MachTach Build

I built 2 of them and have a third for backup. Very well engineered kit and a really great guy who designed and sells them. I used a magnetic pickup with six magnets on the mini mill and a gear tooth pickup on the mini lathe. They work great.

Roy
 
mksj said:
Built a few of the MachTachs, although I prefer to mount them in Hammond diecast enclosures. Not as easy to do vs. the 3D case. I use the SFM on larger diameter work on my lathe, helpful to tell you if you are ball park SFM. Most recent version does metric. More recently I have also been adding a precision 3 turn speed pot in my tach enclosures. Much better quality pot and I do not need to take up a larger 22mm hole. One minor issue I have had with the MachTachs is they require a 9V power source, typically most low voltage control systems are 12 or 24VDC. Some systems I needed yet another step down converter or add a heat sink to the regulator if there is room (you can see below that the heat sink needed to be modified to fit the case).
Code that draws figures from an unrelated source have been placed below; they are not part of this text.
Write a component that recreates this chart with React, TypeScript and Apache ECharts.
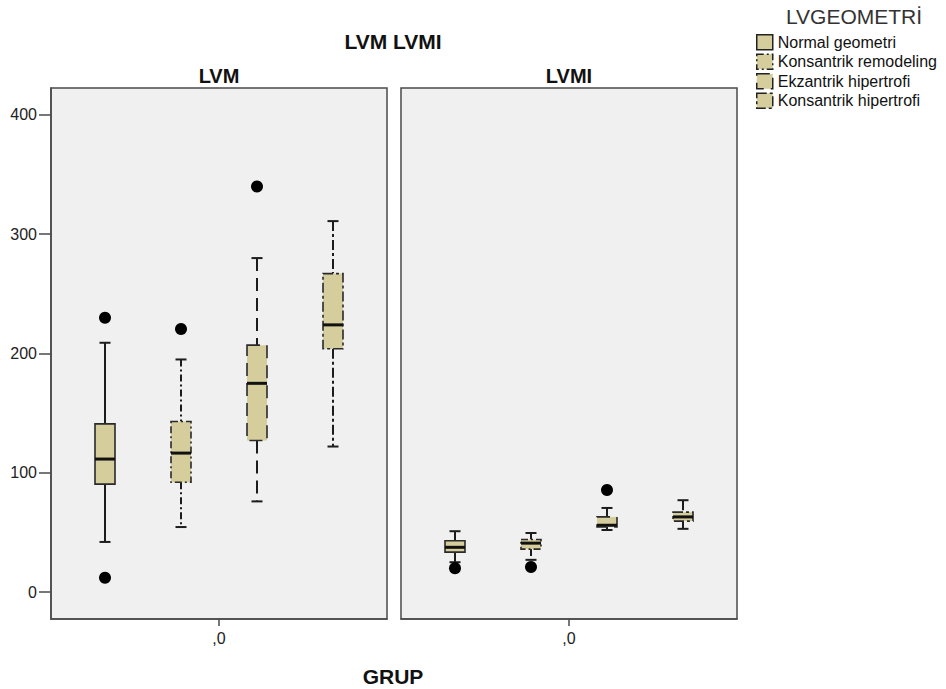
import React, { useEffect, useRef } from 'react';
import * as echarts from 'echarts';

const categories = ['Normal geometri', 'Konsantrik remodeling', 'Ekzantrik hipertrofi', 'Konsantrik hipertrofi'];
// [min, Q1, median, Q3, max]
const lvmStats = [
  [42, 90.5, 111.5, 141, 209],
  [54.5, 92, 116.5, 143, 195],
  [76, 127, 175, 207, 280],
  [122, 204, 224, 267, 311],
];
const lvmiStats = [
  [25, 33.5, 37.5, 43, 51],
  [27, 36, 41, 44, 49.5],
  [52, 54.5, 56, 63, 70.5],
  [53, 59.5, 63, 67, 77],
];
const lvmOutliers = [[0, 230], [0, 12], [1, 220.5], [2, 340]];
const lvmiOutliers = [[0, 20], [1, 21], [2, 85.5]];
const yTicks = [0, 100, 200, 300, 400];
const panelTitles = ['LVM', 'LVMI'];
const groupLabels = [',0'];
const mainTitle = 'LVM LVMI';
const legendTitle = 'LVGEOMETRİ';
const xTitle = 'GRUP';

const FONT = 'Liberation Sans, Arial, sans-serif';
const FILL = '#d5cd9b';
const dashes: (number[] | null)[] = [null, [7, 3, 2, 3], [13, 7], [10, 3, 3, 3]];

const makeRender = (dash: number[] | null) => (params: any, api: any) => {
  const x = api.value(0);
  const p = [1, 2, 3, 4, 5].map((i) => api.coord([x, api.value(i)]));
  const cx = p[0][0];
  const hw = 10;
  const cw = 5.5;
  const lineDash = dash || undefined;
  const ws = { stroke: '#1c1c1c', lineWidth: 2, lineDash, fill: null };
  const cs = { stroke: '#1c1c1c', lineWidth: 2, fill: null };
  return {
    type: 'group',
    children: [
      { type: 'line', shape: { x1: cx, y1: p[4][1], x2: cx, y2: p[3][1] }, style: ws },
      { type: 'line', shape: { x1: cx, y1: p[1][1], x2: cx, y2: p[0][1] }, style: ws },
      { type: 'line', shape: { x1: cx - cw, y1: p[4][1], x2: cx + cw, y2: p[4][1] }, style: cs },
      { type: 'line', shape: { x1: cx - cw, y1: p[0][1], x2: cx + cw, y2: p[0][1] }, style: cs },
      {
        type: 'rect',
        shape: { x: cx - hw, y: p[3][1], width: hw * 2, height: p[1][1] - p[3][1] },
        style: { fill: FILL, stroke: '#2a2a2a', lineWidth: 1.6, lineDash },
      },
      { type: 'line', shape: { x1: cx - hw, y1: p[2][1], x2: cx + hw, y2: p[2][1] }, style: { stroke: '#111', lineWidth: 3 } },
    ],
  };
};

export default function App() {
  const ref = useRef<HTMLDivElement>(null);
  useEffect(() => {
    if (!ref.current) return;
    const chart = echarts.init(ref.current, null, { renderer: 'svg' });
    const yMin = -22.6;
    const yMax = 422.6;
    const frameLefts = [51, 401];
    const dataLefts = [67, 417];
    const top = 88;
    const height = 531;

    const grids: any[] = [
      ...frameLefts.map((l) => ({
        left: l, top, width: 336, height, show: true,
        backgroundColor: '#f0f0f0', borderColor: '#4a4a4a', borderWidth: 1.5,
      })),
      ...dataLefts.map((l) => ({ left: l, top, width: 304, height, show: false })),
    ];

    const xAxes: any[] = [
      ...[0, 1].map((g) => ({
        type: 'category', gridIndex: g, data: groupLabels, boundaryGap: true, position: 'bottom',
        axisLine: { show: true, onZero: false, lineStyle: { color: '#4a4a4a', width: 1.5 } },
        axisTick: { show: true, alignWithLabel: true, length: 7, lineStyle: { color: '#4a4a4a', width: 1.5 } },
        axisLabel: { fontSize: 16, color: '#222', fontFamily: FONT, margin: 11 },
        splitLine: { show: false },
      })),
      ...[2, 3].map((g) => ({
        type: 'category', gridIndex: g, data: categories, boundaryGap: true, show: false,
        axisLine: { onZero: false },
      })),
    ];

    const yAxes: any[] = [
      {
        type: 'value', gridIndex: 0, min: yMin, max: yMax,
        axisLine: { show: true, onZero: false, lineStyle: { color: '#4a4a4a', width: 1.5 } },
        axisTick: { show: true, length: 12, customValues: yTicks, lineStyle: { color: '#4a4a4a', width: 1.5 } },
        axisLabel: { customValues: yTicks, fontSize: 16, color: '#222', fontFamily: FONT, margin: 14 },
        splitLine: { show: false },
      },
      { type: 'value', gridIndex: 1, min: yMin, max: yMax, show: false, splitLine: { show: false } },
      { type: 'value', gridIndex: 2, min: yMin, max: yMax, show: false, splitLine: { show: false } },
      { type: 'value', gridIndex: 3, min: yMin, max: yMax, show: false, splitLine: { show: false } },
    ];

    const series: any[] = [];
    [lvmStats, lvmiStats].forEach((stats, p) => {
      categories.forEach((name, i) => {
        series.push({
          type: 'custom', name, xAxisIndex: 2 + p, yAxisIndex: 2 + p,
          renderItem: makeRender(dashes[i]),
          encode: { x: 0, y: [1, 2, 3, 4, 5] },
          itemStyle: { color: FILL, borderColor: '#222' },
          data: [[i, ...stats[i]]],
          z: 3,
        });
      });
    });
    [lvmOutliers, lvmiOutliers].forEach((out, p) => {
      series.push({
        type: 'scatter', name: 'outlier', xAxisIndex: 2 + p, yAxisIndex: 2 + p,
        symbol: 'circle', symbolSize: 12, itemStyle: { color: '#000', opacity: 1 }, data: out, z: 5,
      });
    });

    const txt = (text: string, x: number, y: number, size: number, weight: string, color = '#111') => ({
      type: 'text', x, y,
      style: { text, fontSize: size, fontWeight: weight, fontFamily: FONT, fill: color, textAlign: 'center', textVerticalAlign: 'middle' },
    });

    chart.setOption({
      animation: false,
      backgroundColor: '#ffffff',
      grid: grids,
      xAxis: xAxes,
      yAxis: yAxes,
      series,
      legend: {
        orient: 'vertical', left: 756, top: 34, itemWidth: 16, itemHeight: 15, itemGap: 3, padding: 0,
        selectedMode: false,
        textStyle: { fontSize: 16, color: '#111', fontFamily: FONT, lineHeight: 15 },
        data: categories.map((n, i) => ({
          name: n, icon: 'rect',
          itemStyle: { color: FILL, borderColor: '#222', borderWidth: 1.5, borderType: dashes[i] || 'solid' },
        })),
      },
      graphic: [
        txt(mainTitle, 393, 41, 21, 'bold'),
        txt(panelTitles[0], 219, 76, 20, 'bold'),
        txt(panelTitles[1], 569, 76, 20, 'bold'),
        txt(xTitle, 393, 676, 21, 'bold'),
        txt(legendTitle, 854, 16, 21, 'normal', '#333'),
      ],
    });
    return () => chart.dispose();
  }, []);
  return <div ref={ref} style={{ position: 'fixed', left: 0, top: 0, width: 946, height: 689 }} />;
}
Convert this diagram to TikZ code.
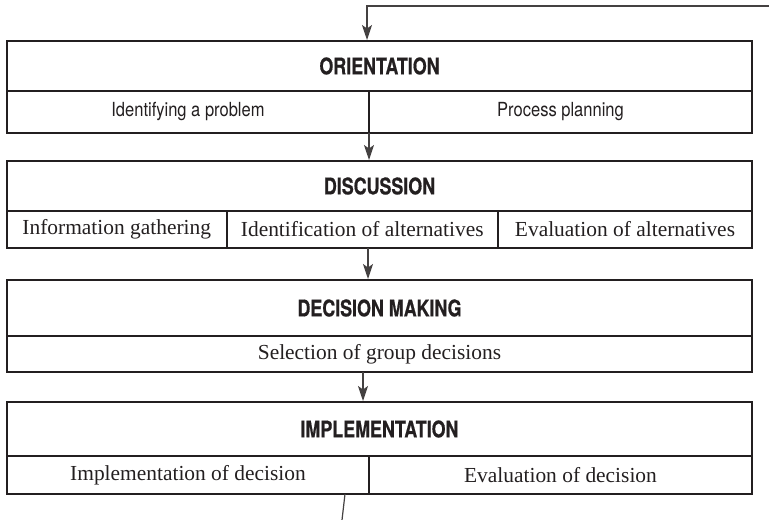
\documentclass[tikz,border=0pt]{standalone}
\usepackage{fontspec}
\setmainfont{Liberation Serif}
\newfontfamily\condsans{TeX Gyre Heros}[FakeStretch=0.78,BoldFeatures={FakeBold=0.6}]
\newfontfamily\narrowsans{TeX Gyre Heros}[FakeStretch=0.85]
\usetikzlibrary{arrows.meta}
\definecolor{ink}{HTML}{231F20}

\begin{document}
\begin{tikzpicture}[x=1bp,y=-1bp,
  box/.style={draw=ink,line width=2bp,inner sep=0pt,outer sep=0pt,text=ink},
  head/.style={box,minimum width=745bp,font=\condsans\bfseries\fontsize{23}{26}\selectfont},
  subsans/.style={box,font=\narrowsans\fontsize{19.5}{22}\selectfont},
  subserif/.style={box,font=\fontsize{21.5}{24}\selectfont},
  flow/.style={draw=ink!85,line width=1.2bp,shorten >=1bp,-{Stealth[length=15bp,width=10bp,inset=3.5bp]}},
  link/.style={draw=ink!85,line width=1.2bp}]
\useasboundingbox (0,0) rectangle (769,520);
% orientation
\node[head,minimum height=50bp] (orient) at (379.5,66) {ORIENTATION};
\node[subsans,minimum width=362bp,minimum height=42bp] (orientA) at (188,112) {Identifying a problem};
\node[subsans,minimum width=383bp,minimum height=42bp] (orientB) at (560.5,112) {Process planning};
% discussion
\node[head,minimum height=50bp] (disc) at (379.5,186) {DISCUSSION};
\node[subserif,minimum width=219.5bp,minimum height=37bp] (discA) at (116.75,229.5) {Information gathering};
\node[subserif,minimum width=271.5bp,minimum height=37bp] (discB) at (362.25,229.5) {Identification of alternatives};
\node[subserif,minimum width=254bp,minimum height=37bp] (discC) at (625,229.5) {Evaluation of alternatives};
% decision making
\node[head,minimum height=56bp] (dec) at (379.5,308) {DECISION MAKING};
\node[subserif,minimum width=745bp,minimum height=36bp] (decA) at (379.5,354) {Selection of group decisions};
% implementation
\node[head,minimum height=54bp] (imp) at (379.5,429) {IMPLEMENTATION};
\node[subserif,minimum width=362bp,minimum height=38bp] (impA) at (188,475) {Implementation of decision};
\node[subserif,minimum width=383bp,minimum height=38bp] (impB) at (560.5,475) {Evaluation of decision};
% arrows
\coordinate (fbR) at (769,6);
\coordinate (fbT) at ([xshift=-12.5bp]orient.north);
\coordinate (dd) at ([xshift=5.75bp]discB.south);
\coordinate (di) at ([xshift=-16.5bp]decA.south);
\coordinate (outT) at ([xshift=-24bp]impA.south east);
\coordinate (outB) at (342,520);
\draw[flow] (fbR) -| (fbT);
\draw[flow] (orientA.south east) -- (orientA.south east |- disc.north);
\draw[flow] (dd) -- (dd |- dec.north);
\draw[flow] (di) -- (di |- imp.north);
\draw[link] (outT) -- (outB);
\end{tikzpicture}
\end{document}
I also used a more standard round threaded hall sensor on lathes if you have the room. In one case the tach was sensitive to VFD electrical noise, but I managed to work that one out. The documentation in the manual is very clear, also availability of different sensors makes this tach a bit more adaptable. Had a recent discussion with the builder and some suggestions, nice person and listens to comments.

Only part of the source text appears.